**TASK DESCRIPTION**. Look through the records below and collect all lines that hold the string "React".

--- START LISTED ENTRIES ---

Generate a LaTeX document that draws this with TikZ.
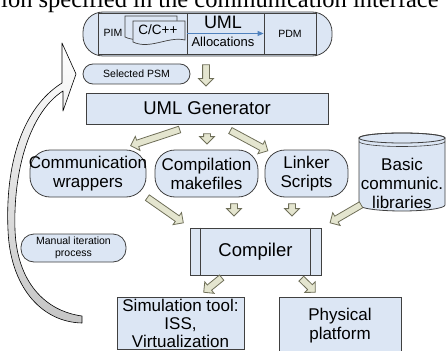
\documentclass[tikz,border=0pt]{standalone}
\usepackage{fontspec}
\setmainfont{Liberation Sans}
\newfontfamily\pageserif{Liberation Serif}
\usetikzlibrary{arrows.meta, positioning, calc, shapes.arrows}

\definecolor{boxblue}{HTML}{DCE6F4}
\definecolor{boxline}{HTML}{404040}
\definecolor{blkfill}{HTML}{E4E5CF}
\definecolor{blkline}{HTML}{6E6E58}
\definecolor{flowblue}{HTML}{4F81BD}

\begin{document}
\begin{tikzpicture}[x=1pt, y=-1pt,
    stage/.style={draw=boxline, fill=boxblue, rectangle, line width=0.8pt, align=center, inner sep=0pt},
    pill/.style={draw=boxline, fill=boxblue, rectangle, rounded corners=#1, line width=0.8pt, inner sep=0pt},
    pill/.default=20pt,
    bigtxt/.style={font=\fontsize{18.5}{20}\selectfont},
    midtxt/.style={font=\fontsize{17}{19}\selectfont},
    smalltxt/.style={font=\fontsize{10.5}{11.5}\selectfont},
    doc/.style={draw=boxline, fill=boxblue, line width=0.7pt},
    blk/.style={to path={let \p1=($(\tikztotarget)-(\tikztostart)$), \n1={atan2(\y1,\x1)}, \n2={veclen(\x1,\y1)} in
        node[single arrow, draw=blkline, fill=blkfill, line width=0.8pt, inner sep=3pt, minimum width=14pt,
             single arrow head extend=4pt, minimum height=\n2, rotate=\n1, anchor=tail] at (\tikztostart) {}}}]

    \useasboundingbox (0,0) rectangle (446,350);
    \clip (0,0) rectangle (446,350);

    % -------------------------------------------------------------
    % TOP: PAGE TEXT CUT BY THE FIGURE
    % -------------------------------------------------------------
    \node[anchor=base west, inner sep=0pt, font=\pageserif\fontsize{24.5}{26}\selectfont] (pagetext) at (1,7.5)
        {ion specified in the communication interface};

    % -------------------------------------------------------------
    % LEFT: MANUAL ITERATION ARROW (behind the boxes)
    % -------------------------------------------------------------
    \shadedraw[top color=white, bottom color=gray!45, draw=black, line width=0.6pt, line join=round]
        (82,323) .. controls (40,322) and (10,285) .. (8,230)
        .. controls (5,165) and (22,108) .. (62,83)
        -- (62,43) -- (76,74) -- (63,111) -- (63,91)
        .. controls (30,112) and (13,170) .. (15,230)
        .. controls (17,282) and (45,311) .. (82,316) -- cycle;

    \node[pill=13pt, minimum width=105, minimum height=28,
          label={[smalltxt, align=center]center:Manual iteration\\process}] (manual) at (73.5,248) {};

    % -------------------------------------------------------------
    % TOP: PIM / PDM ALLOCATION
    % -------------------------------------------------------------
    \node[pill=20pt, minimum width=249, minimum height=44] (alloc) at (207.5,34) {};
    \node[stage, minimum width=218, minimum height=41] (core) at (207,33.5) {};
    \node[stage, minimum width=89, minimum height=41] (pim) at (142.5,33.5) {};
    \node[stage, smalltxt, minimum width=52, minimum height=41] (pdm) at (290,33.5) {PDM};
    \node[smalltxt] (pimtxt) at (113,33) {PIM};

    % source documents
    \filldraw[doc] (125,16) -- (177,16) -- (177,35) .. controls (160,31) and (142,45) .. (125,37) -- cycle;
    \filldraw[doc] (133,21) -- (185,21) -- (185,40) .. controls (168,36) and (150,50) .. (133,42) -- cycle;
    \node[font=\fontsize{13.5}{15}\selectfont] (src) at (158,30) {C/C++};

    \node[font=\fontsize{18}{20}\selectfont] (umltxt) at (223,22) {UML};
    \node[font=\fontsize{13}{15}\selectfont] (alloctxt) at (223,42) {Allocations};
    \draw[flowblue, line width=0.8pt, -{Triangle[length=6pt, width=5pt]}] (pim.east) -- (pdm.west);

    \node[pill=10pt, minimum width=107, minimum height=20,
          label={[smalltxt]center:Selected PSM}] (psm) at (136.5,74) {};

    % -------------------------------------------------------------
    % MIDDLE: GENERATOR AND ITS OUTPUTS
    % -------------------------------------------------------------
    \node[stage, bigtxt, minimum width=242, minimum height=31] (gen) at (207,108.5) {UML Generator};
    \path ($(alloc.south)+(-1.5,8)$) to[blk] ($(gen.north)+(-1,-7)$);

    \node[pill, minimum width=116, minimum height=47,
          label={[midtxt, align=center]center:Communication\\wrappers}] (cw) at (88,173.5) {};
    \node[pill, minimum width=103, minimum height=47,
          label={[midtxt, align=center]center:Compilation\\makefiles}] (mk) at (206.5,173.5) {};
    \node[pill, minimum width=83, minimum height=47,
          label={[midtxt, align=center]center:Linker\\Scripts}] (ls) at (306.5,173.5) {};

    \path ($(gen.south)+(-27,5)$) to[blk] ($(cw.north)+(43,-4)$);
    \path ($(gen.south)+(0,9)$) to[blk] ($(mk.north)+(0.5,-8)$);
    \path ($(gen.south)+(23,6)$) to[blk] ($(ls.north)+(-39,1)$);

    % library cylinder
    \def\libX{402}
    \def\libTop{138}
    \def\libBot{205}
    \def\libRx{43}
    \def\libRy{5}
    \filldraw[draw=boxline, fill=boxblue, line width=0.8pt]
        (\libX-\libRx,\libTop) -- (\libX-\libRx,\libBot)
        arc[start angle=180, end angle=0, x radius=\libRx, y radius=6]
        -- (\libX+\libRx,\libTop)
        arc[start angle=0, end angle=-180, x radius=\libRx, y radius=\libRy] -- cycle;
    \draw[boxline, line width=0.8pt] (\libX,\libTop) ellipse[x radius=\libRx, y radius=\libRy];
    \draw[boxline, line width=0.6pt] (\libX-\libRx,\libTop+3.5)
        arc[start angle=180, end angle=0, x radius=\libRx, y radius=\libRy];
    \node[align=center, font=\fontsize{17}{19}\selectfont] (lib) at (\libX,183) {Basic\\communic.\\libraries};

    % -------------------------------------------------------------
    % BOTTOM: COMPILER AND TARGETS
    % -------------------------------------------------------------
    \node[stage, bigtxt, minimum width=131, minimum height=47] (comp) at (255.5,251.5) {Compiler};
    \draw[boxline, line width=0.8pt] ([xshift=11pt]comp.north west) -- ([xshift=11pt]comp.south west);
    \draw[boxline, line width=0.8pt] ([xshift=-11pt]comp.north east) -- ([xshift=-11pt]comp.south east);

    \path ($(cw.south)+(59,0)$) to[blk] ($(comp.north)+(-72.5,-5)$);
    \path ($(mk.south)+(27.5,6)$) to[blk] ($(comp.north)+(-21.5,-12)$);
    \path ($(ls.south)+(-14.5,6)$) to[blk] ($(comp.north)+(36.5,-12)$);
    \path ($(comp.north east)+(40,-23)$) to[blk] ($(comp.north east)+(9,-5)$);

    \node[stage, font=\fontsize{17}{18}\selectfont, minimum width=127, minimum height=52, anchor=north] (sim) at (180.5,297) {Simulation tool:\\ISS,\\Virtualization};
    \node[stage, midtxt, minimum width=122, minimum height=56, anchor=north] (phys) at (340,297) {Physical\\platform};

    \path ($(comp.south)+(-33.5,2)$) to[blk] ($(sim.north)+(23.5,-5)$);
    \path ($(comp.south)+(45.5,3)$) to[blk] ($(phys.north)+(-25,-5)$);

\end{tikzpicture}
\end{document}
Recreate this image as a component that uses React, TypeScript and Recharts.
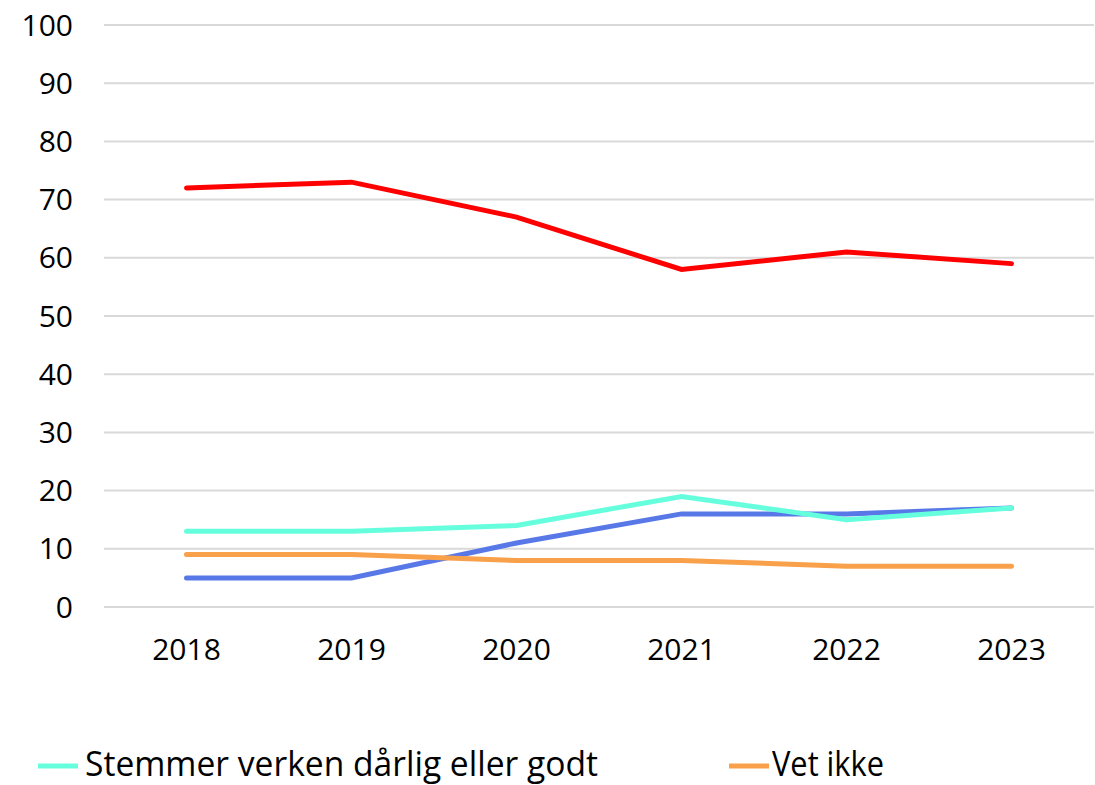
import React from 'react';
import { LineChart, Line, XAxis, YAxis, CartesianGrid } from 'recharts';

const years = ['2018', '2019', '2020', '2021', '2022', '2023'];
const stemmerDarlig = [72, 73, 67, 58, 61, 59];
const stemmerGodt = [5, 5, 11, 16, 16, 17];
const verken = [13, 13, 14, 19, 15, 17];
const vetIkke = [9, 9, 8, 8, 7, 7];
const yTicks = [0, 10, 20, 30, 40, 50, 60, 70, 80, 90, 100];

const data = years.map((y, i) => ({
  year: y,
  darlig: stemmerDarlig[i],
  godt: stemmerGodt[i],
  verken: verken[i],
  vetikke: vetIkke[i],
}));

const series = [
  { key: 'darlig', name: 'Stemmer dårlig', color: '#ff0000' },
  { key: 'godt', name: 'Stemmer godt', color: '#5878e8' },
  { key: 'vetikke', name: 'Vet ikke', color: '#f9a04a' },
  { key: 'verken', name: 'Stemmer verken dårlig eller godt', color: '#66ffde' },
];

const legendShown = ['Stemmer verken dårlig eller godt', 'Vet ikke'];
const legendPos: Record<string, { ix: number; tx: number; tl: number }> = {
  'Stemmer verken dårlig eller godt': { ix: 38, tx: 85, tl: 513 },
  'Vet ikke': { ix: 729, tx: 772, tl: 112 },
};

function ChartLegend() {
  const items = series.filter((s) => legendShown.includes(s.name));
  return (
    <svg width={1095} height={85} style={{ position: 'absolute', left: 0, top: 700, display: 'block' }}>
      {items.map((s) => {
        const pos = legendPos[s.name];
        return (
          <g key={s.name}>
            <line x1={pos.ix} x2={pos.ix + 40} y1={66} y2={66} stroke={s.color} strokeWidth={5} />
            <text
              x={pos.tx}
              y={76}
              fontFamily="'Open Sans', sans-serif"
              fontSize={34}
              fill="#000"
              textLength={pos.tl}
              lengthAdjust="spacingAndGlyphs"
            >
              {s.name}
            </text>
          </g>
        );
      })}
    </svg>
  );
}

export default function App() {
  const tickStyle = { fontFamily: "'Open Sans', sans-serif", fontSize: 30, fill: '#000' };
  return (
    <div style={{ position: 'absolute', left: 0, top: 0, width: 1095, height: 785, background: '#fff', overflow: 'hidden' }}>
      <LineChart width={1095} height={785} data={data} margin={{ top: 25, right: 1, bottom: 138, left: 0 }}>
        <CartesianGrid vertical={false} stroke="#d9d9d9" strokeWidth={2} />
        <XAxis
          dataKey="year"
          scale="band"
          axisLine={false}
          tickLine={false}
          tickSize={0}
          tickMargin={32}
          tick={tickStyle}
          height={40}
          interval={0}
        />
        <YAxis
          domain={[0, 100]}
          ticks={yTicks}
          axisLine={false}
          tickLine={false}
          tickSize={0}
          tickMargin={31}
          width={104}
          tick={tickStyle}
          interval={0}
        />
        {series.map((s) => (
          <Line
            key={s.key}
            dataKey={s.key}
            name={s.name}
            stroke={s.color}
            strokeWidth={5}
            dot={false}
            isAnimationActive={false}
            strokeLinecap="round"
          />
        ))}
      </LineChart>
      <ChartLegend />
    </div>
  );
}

--- END LISTED ENTRIES ---
--- START LISTED ENTRIES ---

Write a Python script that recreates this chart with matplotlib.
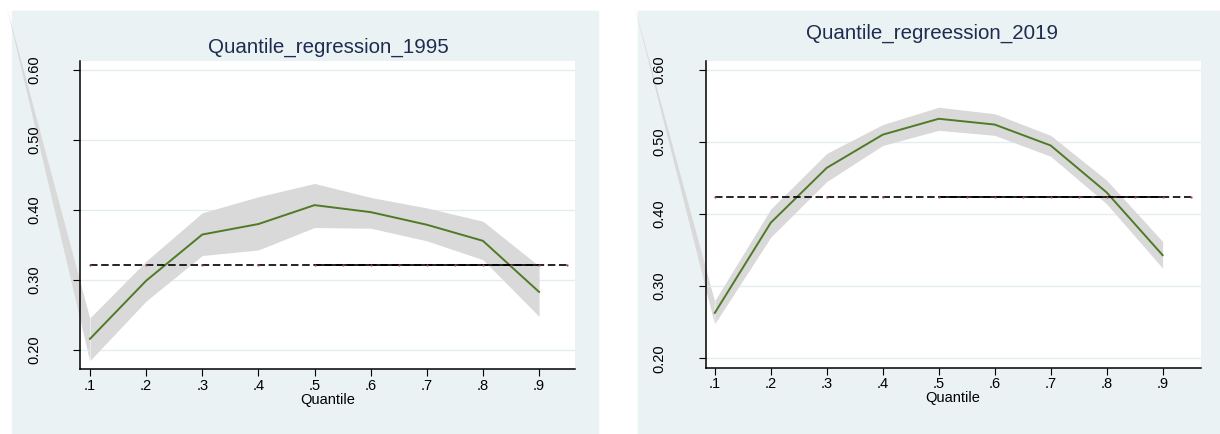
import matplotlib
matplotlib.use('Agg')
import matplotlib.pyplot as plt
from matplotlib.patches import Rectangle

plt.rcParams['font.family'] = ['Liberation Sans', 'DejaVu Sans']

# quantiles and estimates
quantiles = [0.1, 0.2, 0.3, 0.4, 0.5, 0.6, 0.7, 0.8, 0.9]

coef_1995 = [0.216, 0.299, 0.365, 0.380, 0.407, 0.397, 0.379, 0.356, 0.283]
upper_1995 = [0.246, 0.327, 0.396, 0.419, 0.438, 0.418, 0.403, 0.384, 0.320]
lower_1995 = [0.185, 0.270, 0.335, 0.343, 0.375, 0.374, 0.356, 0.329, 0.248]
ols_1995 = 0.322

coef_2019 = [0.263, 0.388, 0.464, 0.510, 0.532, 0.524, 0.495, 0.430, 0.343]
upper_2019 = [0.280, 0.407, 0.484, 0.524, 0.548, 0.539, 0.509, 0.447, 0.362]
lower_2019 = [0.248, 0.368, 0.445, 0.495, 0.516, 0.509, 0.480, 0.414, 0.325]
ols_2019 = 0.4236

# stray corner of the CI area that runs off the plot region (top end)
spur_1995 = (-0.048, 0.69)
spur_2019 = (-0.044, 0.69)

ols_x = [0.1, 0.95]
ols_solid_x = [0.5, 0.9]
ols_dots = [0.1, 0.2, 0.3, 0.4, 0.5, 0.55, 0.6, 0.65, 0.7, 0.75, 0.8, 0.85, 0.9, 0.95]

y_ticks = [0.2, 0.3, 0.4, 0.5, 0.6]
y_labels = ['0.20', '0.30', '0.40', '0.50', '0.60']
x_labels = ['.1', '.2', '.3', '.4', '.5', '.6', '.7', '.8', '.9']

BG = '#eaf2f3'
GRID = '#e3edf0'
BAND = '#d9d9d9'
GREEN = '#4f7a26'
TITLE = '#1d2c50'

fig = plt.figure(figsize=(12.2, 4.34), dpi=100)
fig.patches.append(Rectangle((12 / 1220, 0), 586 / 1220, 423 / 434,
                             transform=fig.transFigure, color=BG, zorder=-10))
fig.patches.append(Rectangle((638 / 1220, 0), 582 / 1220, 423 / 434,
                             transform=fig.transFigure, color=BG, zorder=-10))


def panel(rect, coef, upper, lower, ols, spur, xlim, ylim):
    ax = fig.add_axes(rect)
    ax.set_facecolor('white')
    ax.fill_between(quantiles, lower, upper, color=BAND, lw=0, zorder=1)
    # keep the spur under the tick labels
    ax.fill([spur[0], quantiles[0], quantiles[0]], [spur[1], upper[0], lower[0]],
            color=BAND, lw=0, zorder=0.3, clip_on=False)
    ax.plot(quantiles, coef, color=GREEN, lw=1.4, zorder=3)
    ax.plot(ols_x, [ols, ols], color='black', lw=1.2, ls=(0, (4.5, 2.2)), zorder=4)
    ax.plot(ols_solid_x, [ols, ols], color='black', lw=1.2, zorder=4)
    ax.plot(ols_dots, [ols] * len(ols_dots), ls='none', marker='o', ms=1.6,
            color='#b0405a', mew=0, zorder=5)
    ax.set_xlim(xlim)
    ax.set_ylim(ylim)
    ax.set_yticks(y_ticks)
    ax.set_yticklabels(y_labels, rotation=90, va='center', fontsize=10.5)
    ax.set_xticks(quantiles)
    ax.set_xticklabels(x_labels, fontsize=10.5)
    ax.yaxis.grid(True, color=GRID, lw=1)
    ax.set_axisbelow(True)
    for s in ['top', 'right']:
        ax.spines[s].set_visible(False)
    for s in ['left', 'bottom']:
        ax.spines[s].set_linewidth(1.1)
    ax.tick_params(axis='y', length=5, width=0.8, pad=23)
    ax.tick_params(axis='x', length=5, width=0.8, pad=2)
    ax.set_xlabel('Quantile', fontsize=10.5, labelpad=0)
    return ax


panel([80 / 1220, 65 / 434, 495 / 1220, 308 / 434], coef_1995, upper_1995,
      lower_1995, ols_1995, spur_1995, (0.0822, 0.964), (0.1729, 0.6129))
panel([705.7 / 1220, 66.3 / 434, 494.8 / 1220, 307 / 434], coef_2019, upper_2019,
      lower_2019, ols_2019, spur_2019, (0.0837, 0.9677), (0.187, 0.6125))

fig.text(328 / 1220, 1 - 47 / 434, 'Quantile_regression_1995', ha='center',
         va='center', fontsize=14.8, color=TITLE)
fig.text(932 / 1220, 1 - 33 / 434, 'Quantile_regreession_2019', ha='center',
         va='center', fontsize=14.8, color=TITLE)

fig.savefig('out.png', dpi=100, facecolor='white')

--- END LISTED ENTRIES ---

**EXERCISE RESPONSE**.
Recreate this image as a component that uses React, TypeScript and Recharts.
import React from 'react';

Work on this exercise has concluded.